La clé de voute

Publié le 27 octobre 2007 par Frednetick

 Si je vous dit qu’elle est la clé de voute de l’économie de marché et qu’elle conditionne selon toute vraisemblance la façon dont chacun de nous perçoit son environnement, les institutions et la vie sociale, de quoi croyez vous que je parle?

 Sans elle, pas de relation sociale entière, pas de collaboration professionnelle éclairée, pas de pratique politique sereine. Et sans elle pas de remord à gruger le système que l’on estime par ailleurs pourri et corrompu.

Se précipiter sur la suite (mais sans quitter cette page !)

 Cette carte clé de la vie, celle qui ouvre les portes d’une société aux moeurs apaisés, c’est la confiance. C’est du moins ce que tendent à prouver Yann Algan et Pierre Cahuc dans une étude récemment parue sous le titre de LA SOCIÉTÉ DE DÉFIANCE ou comment le modèle social français s’autodétruit.

 Bien que le terme de confiance soit quelque peu galvaudé il avait prit toute sa place dans la campagne présidentielle, Ségolène Royal en faisant, sous les quolibets de la droite et la douce indifférence socialiste, le moteur essentiel de la relance de la croissance. On pouvait rire sans craindre d’être trop démenti en rajoutant une couche sur la conneritude de la candidate, il est plus difficile de le faire devant les conclusions des enseignants du CEPREMAP
.

 Au programme de cette étude, une analyse comparative des niveaux de confiance dans les institutions, la justice et plus généralement les autres, basée sur la une enquête de l’international social survey program (1999). Mauvaise nouvelle pour nous, oui, la France est bien particulière mais dans le mauvais sens. La situation hexagonale se traduit en effet par une défiance exacerbée vis à vis de la justice (54% se déclarent défiants), du parlement (25%), des syndicats(25%), des autres (80% sont méfiants) et de la réussite (plus de 55% pensent qu’il faut être corrompu pour résussir).

 Et alors me direz vous? Et bien cela conditionne beaucoup de choses. Du sentiment qu’il n’est pas si craignos de gruger les allocations sociales à celui qu’il n’est pas forcément nécessaire de rendre un portefeuille dans lequel figure pourtant tous les renseignements pour le rendre à son propriétaire…

 Mais l’apport essentiel de l’étude est de lier ce niveau élevé de défiance et la structure du fonctionement social de notre pays, marqué par un centralisme fort et un corporatisme fervent.

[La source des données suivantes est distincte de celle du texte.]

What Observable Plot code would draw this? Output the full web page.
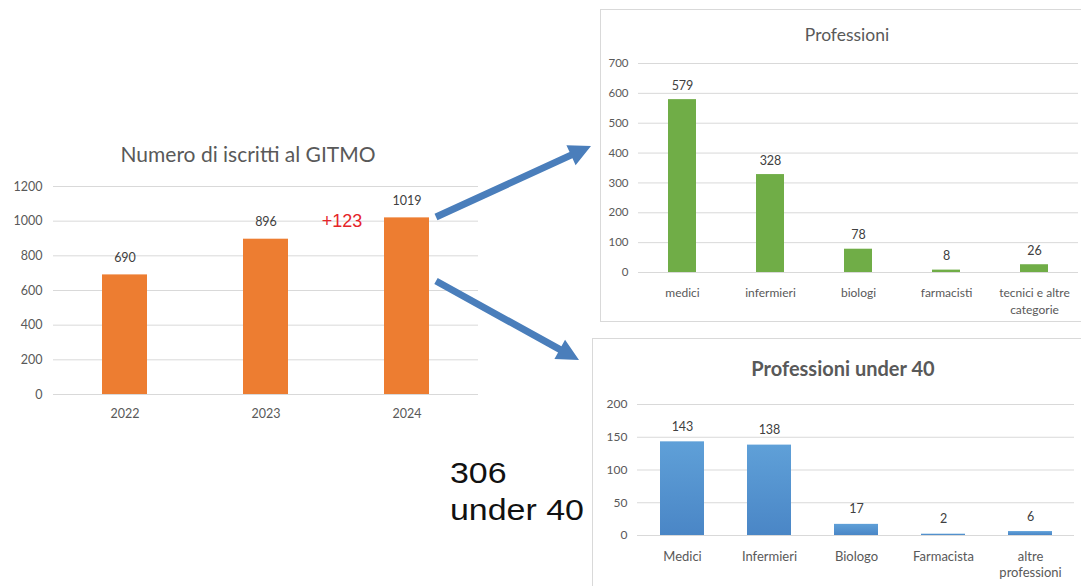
<!DOCTYPE html>
<html><head><meta charset="utf-8">
<script src="https://cdn.jsdelivr.net/npm/d3@7"></script>
<script src="https://cdn.jsdelivr.net/npm/@observablehq/plot@0.6"></script>
<style>
html,body{margin:0;padding:0;background:#fff;}
body{width:1081px;height:586px;overflow:hidden;position:relative;font-family:Lato,"Open Sans",sans-serif;}
.abs{position:absolute;}
.box{position:absolute;border:1px solid #d9d9d9;box-sizing:border-box;background:#fff;}
.title{position:absolute;color:#595959;white-space:nowrap;transform:translate(-50%,-50%);}
</style></head><body>
<div id="c1" class="abs" style="left:0;top:170px"></div>
<div class="title" style="left:248px;top:153px;font-size:21px;">Numero di iscritti al GITMO</div>
<div id="box2" class="box" style="left:600px;top:9px;width:500px;height:313px;">
  <div class="title" style="left:246px;top:24px;font-size:17.5px;">Professioni</div>
  <div id="c2" class="abs" style="left:-1px;top:0px"></div>
</div>
<div id="box3" class="box" style="left:592px;top:338px;width:500px;height:260px;">
  <div class="title" style="left:250px;top:29px;font-size:20px;font-weight:bold;">Professioni under 40</div>
  <div id="c3" class="abs" style="left:-1px;top:-1px"></div>
</div>
<div id="under" class="abs" style="left:450px;top:455px;font-family:'Liberation Sans',Arial,sans-serif;font-size:29px;line-height:37px;color:#111;transform:scaleX(1.17);transform-origin:0 0;white-space:nowrap;"></div>
<svg id="arrows" class="abs" style="left:0;top:0;pointer-events:none" width="1081" height="586"></svg>
<script>
// ---- data ----
const years = ["2022", "2023", "2024"];
const iscritti = [690, 896, 1019];
const ticks1 = [0, 200, 400, 600, 800, 1000, 1200];

const professioni = ["medici", "infermieri", "biologi", "farmacisti", "tecnici e altre\ncategorie"];
const professioniVal = [579, 328, 78, 8, 26];
const ticks2 = [0, 100, 200, 300, 400, 500, 600, 700];

const under40 = ["Medici", "Infermieri", "Biologo", "Farmacista", "altre\nprofessioni"];
const under40Val = [143, 138, 17, 2, 6];
const ticks3 = [0, 50, 100, 150, 200];
const under40Total = 306;

const data1 = years.map((k, i) => ({k, v: iscritti[i]}));
const data2 = professioni.map((k, i) => ({k, v: professioniVal[i]}));
const data3 = under40.map((k, i) => ({k, v: under40Val[i]}));
const delta = iscritti[2] - iscritti[1];

const font = "Lato, 'Open Sans', sans-serif";
const fmt = d => String(d);

// ---- chart 1 ----
const p1 = Plot.plot({
  width: 490, height: 254,
  marginTop: 16, marginBottom: 30, marginLeft: 53, marginRight: 12,
  style: {fontFamily: font, color: "#595959", background: "transparent"},
  x: {domain: years, paddingInner: 0.68, paddingOuter: 0.34, axis: null},
  y: {domain: [0, 1200], axis: null},
  marks: [
    Plot.gridY(ticks1, {stroke: "#d9d9d9", strokeOpacity: 1}),
    Plot.axisY(ticks1, {tickSize: 0, tickPadding: 11, fontSize: 12.5, label: null, tickFormat: fmt}),
    Plot.barY(data1, {x: "k", y: "v", fill: "#ED7D31"}),
    Plot.text(data1, {x: "k", y: "v", text: d => String(d.v), dy: -17, fontSize: 12.5, fill: "#404040"}),
    Plot.text(data1, {x: "k", text: "k", frameAnchor: "bottom", lineAnchor: "top", dy: 15, fontSize: 12.5, fill: "#595959"}),
    Plot.text([{k: "2024", v: 1000}], {x: "k", y: "v", text: () => "+" + delta, dx: -65, fontSize: 18, fill: "#E5252A", fontFamily: "'Liberation Sans', Arial, sans-serif"})
  ]
});
document.getElementById("c1").append(p1);

// ---- chart 2 ----
const p2 = Plot.plot({
  width: 481, height: 310,
  marginTop: 53, marginBottom: 48, marginLeft: 38, marginRight: 3,
  style: {fontFamily: font, color: "#595959", background: "transparent"},
  x: {domain: professioni, paddingInner: 0.68, paddingOuter: 0.34, axis: null},
  y: {domain: [0, 700], axis: null},
  marks: [
    Plot.gridY(ticks2, {stroke: "#d9d9d9", strokeOpacity: 1}),
    Plot.axisY(ticks2, {tickSize: 0, tickPadding: 10, fontSize: 11.5, label: null, tickFormat: fmt}),
    Plot.barY(data2, {x: "k", y: "v", fill: "#70AD47"}),
    Plot.text(data2, {x: "k", y: "v", text: d => String(d.v), dy: -14, fontSize: 12.5, fill: "#404040"}),
    Plot.text(data2, {x: "k", text: "k", frameAnchor: "bottom", lineAnchor: "top", dy: 12.5, lineHeight: 1.4, fontSize: 12, fill: "#595959"})
  ]
});
document.getElementById("c2").append(p2);

// ---- chart 3 ----
const gradDefs = () => {
  const defs = d3.create("svg:defs");
  const g = defs.append("linearGradient").attr("id", "blueGrad")
    .attr("x1", 0).attr("y1", 0).attr("x2", 0).attr("y2", 1);
  g.append("stop").attr("offset", "0%").attr("stop-color", "#5FA0D8");
  g.append("stop").attr("offset", "100%").attr("stop-color", "#4A86C6");
  return defs.node();
};
const p3 = Plot.plot({
  width: 489, height: 248,
  marginTop: 66, marginBottom: 51, marginLeft: 45, marginRight: 7,
  style: {fontFamily: font, color: "#595959", background: "transparent"},
  x: {domain: under40, paddingInner: 0.5, paddingOuter: 0.25, axis: null},
  y: {domain: [0, 200], axis: null},
  marks: [
    gradDefs,
    Plot.gridY(ticks3, {stroke: "#d9d9d9", strokeOpacity: 1}),
    Plot.axisY(ticks3, {tickSize: 0, tickPadding: 10, fontSize: 12, label: null, tickFormat: fmt}),
    Plot.barY(data3, {x: "k", y: "v", fill: "url(#blueGrad)"}),
    Plot.text(data3, {x: "k", y: "v", text: d => String(d.v), dy: -15, fontSize: 12.5, fill: "#404040"}),
    Plot.text(data3, {x: "k", text: "k", frameAnchor: "bottom", lineAnchor: "top", dy: 13, lineHeight: 1.3, fontSize: 13, fill: "#595959"})
  ]
});
document.getElementById("c3").append(p3);

// ---- annotation ----
document.getElementById("under").innerHTML = under40Total + "<br>under 40";

// ---- arrows (decoration) ----
function arrowPoly(x1, y1, x2, y2, w, hl, hw) {
  const dx = x2 - x1, dy = y2 - y1, L = Math.hypot(dx, dy);
  const ux = dx / L, uy = dy / L, nx = -uy, ny = ux;
  const bx = x2 - ux * hl, by = y2 - uy * hl;
  const pts = [
    [x1 + nx * w / 2, y1 + ny * w / 2],
    [bx + nx * w / 2, by + ny * w / 2],
    [bx + nx * hw, by + ny * hw],
    [x2, y2],
    [bx - nx * hw, by - ny * hw],
    [bx - nx * w / 2, by - ny * w / 2],
    [x1 - nx * w / 2, y1 - ny * w / 2]
  ];
  return pts.map(p => p.join(",")).join(" ");
}
const arrows = d3.select("#arrows");
[[436, 217, 591, 146], [436, 281, 579, 360]].forEach(a => {
  arrows.append("polygon").attr("points", arrowPoly(...a, 7, 22, 11)).attr("fill", "#4A7EBB");
});
</script>
</body></html>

  Le choix d’un salaire minimum imposé par l’état, la cohabitation persistante de nombreux régimes de retraites particuliers seraient ainsi fortement déterminés par un sentiment collant aux baskets qu’il ne faut pas faire confiance aux autres. C’est à la fois simple et si facile que l’on pourrait rester dubitatif. L’étude est pourtant vraiment convaincante, notamment lorsqu’il s’agit de dépasser la situation nationale pour constater que les étrangers d’origine française intègrent eux aussi cette confiance moindre.

 Il existerait en quelque sorte une réminicence génético-sociale à la défiance, puissamment inscrite dans le patrimoine social que nous embarquons avec nous. Reste alors, dans une démarche scientifique, à déterminer la cause de cette méfiance vis à vis d’autrui.

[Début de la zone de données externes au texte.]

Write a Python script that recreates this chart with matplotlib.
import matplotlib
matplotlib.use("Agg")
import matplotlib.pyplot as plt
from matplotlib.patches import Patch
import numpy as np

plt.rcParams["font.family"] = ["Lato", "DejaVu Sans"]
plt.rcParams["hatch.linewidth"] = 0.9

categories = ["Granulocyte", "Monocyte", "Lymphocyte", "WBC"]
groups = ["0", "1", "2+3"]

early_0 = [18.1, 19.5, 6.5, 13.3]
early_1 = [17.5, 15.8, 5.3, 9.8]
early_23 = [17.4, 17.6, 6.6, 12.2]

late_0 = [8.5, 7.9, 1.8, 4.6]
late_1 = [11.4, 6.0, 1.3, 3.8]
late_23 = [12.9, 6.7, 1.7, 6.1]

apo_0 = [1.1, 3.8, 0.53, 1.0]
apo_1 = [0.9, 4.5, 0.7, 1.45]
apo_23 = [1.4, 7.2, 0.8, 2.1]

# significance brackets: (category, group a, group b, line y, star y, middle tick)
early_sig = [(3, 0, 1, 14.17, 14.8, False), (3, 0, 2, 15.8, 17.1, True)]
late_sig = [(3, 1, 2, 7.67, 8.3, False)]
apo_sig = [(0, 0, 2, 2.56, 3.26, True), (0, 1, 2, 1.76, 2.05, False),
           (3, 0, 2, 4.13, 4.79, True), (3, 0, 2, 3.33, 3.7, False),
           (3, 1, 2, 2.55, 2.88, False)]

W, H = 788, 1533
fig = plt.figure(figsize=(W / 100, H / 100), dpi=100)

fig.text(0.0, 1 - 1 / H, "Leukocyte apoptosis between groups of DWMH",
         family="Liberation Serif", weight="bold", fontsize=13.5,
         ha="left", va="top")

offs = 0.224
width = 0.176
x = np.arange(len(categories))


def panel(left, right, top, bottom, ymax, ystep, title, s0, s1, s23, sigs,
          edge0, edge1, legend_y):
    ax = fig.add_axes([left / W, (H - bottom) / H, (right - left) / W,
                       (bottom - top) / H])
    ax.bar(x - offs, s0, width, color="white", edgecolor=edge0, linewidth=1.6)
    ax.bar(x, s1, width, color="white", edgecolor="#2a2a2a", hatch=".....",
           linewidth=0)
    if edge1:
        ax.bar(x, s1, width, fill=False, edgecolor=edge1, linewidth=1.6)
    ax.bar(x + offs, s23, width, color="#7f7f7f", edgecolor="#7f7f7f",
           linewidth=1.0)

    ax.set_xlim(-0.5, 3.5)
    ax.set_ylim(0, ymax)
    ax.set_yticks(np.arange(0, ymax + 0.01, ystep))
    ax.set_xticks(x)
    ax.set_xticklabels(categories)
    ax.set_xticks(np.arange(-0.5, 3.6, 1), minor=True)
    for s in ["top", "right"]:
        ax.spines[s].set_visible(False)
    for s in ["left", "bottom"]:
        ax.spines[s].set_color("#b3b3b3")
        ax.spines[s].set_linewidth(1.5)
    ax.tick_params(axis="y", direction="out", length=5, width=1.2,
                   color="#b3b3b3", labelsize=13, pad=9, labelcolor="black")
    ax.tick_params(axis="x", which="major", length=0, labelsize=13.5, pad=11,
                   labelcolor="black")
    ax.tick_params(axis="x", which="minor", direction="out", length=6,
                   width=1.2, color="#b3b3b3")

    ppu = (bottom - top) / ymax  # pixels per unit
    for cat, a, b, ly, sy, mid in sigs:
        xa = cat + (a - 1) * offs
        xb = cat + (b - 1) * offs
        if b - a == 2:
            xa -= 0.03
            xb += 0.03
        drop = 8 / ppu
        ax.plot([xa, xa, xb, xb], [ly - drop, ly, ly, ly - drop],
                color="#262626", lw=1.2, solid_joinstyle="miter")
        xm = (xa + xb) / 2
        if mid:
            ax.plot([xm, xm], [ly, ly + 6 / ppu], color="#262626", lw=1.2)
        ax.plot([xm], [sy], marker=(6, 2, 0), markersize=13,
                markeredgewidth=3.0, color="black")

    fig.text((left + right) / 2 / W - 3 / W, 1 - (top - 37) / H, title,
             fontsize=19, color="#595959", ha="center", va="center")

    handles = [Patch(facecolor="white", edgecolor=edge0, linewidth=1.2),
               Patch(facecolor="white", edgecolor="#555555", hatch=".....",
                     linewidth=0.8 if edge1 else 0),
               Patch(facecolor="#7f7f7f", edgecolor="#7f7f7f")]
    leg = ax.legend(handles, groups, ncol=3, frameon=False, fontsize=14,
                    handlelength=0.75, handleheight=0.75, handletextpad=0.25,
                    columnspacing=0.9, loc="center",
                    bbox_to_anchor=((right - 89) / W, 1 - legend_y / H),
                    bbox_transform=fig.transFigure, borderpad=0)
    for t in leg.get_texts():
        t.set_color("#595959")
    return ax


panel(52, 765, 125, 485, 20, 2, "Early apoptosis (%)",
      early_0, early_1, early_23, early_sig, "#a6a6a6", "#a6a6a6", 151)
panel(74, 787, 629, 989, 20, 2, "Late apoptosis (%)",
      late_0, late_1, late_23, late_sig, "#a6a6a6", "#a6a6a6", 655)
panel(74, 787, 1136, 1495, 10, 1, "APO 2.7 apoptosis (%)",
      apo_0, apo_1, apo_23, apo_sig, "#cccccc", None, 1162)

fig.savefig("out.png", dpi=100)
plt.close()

 La conclusion de nos experts? La guerre, et plus précisement l’occupation. La période durant laquelle la France s’est coupé en deux, certains choisissant le camp de l’occupant et matérialisant cette adhésion dans un environnement institutionnel aujourd’hui honni. Le régime de Vichy, symbole du renoncement et de la collaboration semble ainsi être le point de départ de notre vision pessimiste de la vie en collecvtivité.

 Est-ce finalement si étonnant? Des voisins ont dénoncé leurs connaissance, l’Etat est devenu objet d’oppression, s’est rendu coupable de rafles et de participation à la solution finale.. Inscrite au coeur de l’histoire française, cette période noire, de laquelle nous conservons un goût très modéré des “collabos “, marque durablement nos rapports sociaux, fait de décision unilatérale, de gruge, de conflits et de méfiance…

 Et si le grand projet de société c’était celui là? Plutôt que de copier le modèle écoomique danois ou suédois, ne serait-il pas plus pertinent d’en étudier le fondement? Une société qui croit en l’autre, sans niaiserie, mais avec conviction. Un fonctionnement qui fait la part belle aux relations et à la solidarité.

 Oui la flex-sécurité est possible, mais elle n’est pas applicable en l’état en France pour la bonne raison que personne ne croira vraiment au système, tentant de jouer les passagers clandestins comme bien souvent dans la vie de tous les jours.

 Comme quoi, l’économie aussi est une histoire sociale.